DIRECTION: Copy all of the material exactly. Pictures are not to appear in the copy.

MATERIAL:

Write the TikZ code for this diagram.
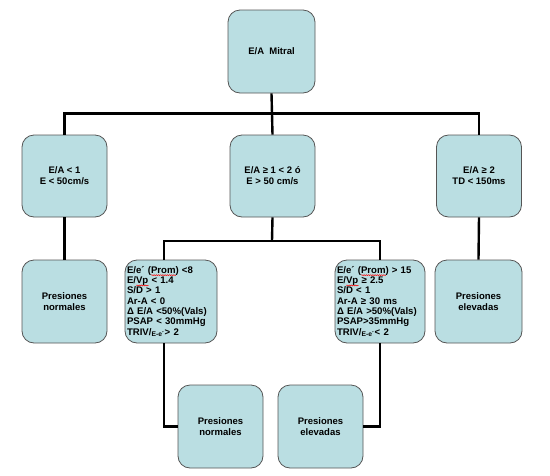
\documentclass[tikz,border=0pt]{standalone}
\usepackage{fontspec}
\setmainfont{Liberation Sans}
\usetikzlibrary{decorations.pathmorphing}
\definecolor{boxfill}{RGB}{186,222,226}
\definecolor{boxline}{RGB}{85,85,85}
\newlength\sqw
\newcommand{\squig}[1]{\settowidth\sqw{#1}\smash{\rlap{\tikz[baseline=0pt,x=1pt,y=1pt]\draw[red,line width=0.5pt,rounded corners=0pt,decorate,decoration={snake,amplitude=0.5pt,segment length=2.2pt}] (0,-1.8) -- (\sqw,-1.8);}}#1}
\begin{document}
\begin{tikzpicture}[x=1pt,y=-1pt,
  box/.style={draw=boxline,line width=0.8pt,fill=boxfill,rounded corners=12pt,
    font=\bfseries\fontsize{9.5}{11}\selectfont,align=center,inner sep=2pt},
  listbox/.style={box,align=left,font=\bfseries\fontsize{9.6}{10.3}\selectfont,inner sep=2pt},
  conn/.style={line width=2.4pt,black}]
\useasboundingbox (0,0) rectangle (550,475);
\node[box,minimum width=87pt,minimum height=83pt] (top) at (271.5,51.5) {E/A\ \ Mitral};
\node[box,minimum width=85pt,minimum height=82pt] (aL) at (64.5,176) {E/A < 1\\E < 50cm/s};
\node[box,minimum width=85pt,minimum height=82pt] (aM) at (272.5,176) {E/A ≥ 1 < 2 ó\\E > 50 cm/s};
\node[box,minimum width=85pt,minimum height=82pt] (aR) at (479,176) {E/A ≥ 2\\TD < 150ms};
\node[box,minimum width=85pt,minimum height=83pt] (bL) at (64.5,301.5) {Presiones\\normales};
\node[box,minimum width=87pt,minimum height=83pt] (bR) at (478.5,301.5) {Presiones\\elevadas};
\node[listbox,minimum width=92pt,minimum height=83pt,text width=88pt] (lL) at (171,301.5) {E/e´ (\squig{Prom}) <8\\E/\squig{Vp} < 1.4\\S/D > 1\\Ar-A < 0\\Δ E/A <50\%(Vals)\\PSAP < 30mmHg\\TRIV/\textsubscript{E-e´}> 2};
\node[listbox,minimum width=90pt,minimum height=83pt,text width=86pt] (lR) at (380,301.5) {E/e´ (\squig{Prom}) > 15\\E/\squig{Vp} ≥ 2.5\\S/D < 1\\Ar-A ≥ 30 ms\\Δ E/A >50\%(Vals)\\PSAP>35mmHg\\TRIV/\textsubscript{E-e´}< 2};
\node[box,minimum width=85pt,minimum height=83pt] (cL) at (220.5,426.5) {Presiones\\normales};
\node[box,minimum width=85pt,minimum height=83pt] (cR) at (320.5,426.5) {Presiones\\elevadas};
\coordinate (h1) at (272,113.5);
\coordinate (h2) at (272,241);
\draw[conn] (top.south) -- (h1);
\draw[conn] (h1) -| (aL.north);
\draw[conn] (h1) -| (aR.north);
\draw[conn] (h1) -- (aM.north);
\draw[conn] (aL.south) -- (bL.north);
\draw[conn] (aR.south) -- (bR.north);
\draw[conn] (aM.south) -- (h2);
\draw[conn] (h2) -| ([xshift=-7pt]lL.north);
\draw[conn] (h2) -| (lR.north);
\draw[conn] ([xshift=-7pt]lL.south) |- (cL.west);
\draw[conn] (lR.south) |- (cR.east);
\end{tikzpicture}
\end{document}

TASK RESULT:
Write the TikZ code for this diagram.
\documentclass[tikz,border=0pt]{standalone}
\usepackage{fontspec}
\setmainfont{Liberation Sans}
\usetikzlibrary{decorations.pathmorphing}
\definecolor{boxfill}{RGB}{186,222,226}
\definecolor{boxline}{RGB}{85,85,85}
\newlength\sqw
\newcommand{\squig}[1]{\settowidth\sqw{#1}\smash{\rlap{\tikz[baseline=0pt,x=1pt,y=1pt]\draw[red,line width=0.5pt,rounded corners=0pt,decorate,decoration={snake,amplitude=0.5pt,segment length=2.2pt}] (0,-1.8) -- (\sqw,-1.8);}}#1}
\begin{document}
\begin{tikzpicture}[x=1pt,y=-1pt,
  box/.style={draw=boxline,line width=0.8pt,fill=boxfill,rounded corners=12pt,
    font=\bfseries\fontsize{9.5}{11}\selectfont,align=center,inner sep=2pt},
  listbox/.style={box,align=left,font=\bfseries\fontsize{9.6}{10.3}\selectfont,inner sep=2pt},
  conn/.style={line width=2.4pt,black}]
\useasboundingbox (0,0) rectangle (550,475);
\node[box,minimum width=87pt,minimum height=83pt] (top) at (271.5,51.5) {E/A\ \ Mitral};
\node[box,minimum width=85pt,minimum height=82pt] (aL) at (64.5,176) {E/A < 1\\E < 50cm/s};
\node[box,minimum width=85pt,minimum height=82pt] (aM) at (272.5,176) {E/A ≥ 1 < 2 ó\\E > 50 cm/s};
\node[box,minimum width=85pt,minimum height=82pt] (aR) at (479,176) {E/A ≥ 2\\TD < 150ms};
\node[box,minimum width=85pt,minimum height=83pt] (bL) at (64.5,301.5) {Presiones\\normales};
\node[box,minimum width=87pt,minimum height=83pt] (bR) at (478.5,301.5) {Presiones\\elevadas};
\node[listbox,minimum width=92pt,minimum height=83pt,text width=88pt] (lL) at (171,301.5) {E/e´ (\squig{Prom}) <8\\E/\squig{Vp} < 1.4\\S/D > 1\\Ar-A < 0\\Δ E/A <50\%(Vals)\\PSAP < 30mmHg\\TRIV/\textsubscript{E-e´}> 2};
\node[listbox,minimum width=90pt,minimum height=83pt,text width=86pt] (lR) at (380,301.5) {E/e´ (\squig{Prom}) > 15\\E/\squig{Vp} ≥ 2.5\\S/D < 1\\Ar-A ≥ 30 ms\\Δ E/A >50\%(Vals)\\PSAP>35mmHg\\TRIV/\textsubscript{E-e´}< 2};
\node[box,minimum width=85pt,minimum height=83pt] (cL) at (220.5,426.5) {Presiones\\normales};
\node[box,minimum width=85pt,minimum height=83pt] (cR) at (320.5,426.5) {Presiones\\elevadas};
\coordinate (h1) at (272,113.5);
\coordinate (h2) at (272,241);
\draw[conn] (top.south) -- (h1);
\draw[conn] (h1) -| (aL.north);
\draw[conn] (h1) -| (aR.north);
\draw[conn] (h1) -- (aM.north);
\draw[conn] (aL.south) -- (bL.north);
\draw[conn] (aR.south) -- (bR.north);
\draw[conn] (aM.south) -- (h2);
\draw[conn] (h2) -| ([xshift=-7pt]lL.north);
\draw[conn] (h2) -| (lR.north);
\draw[conn] ([xshift=-7pt]lL.south) |- (cL.west);
\draw[conn] (lR.south) |- (cR.east);
\end{tikzpicture}
\end{document}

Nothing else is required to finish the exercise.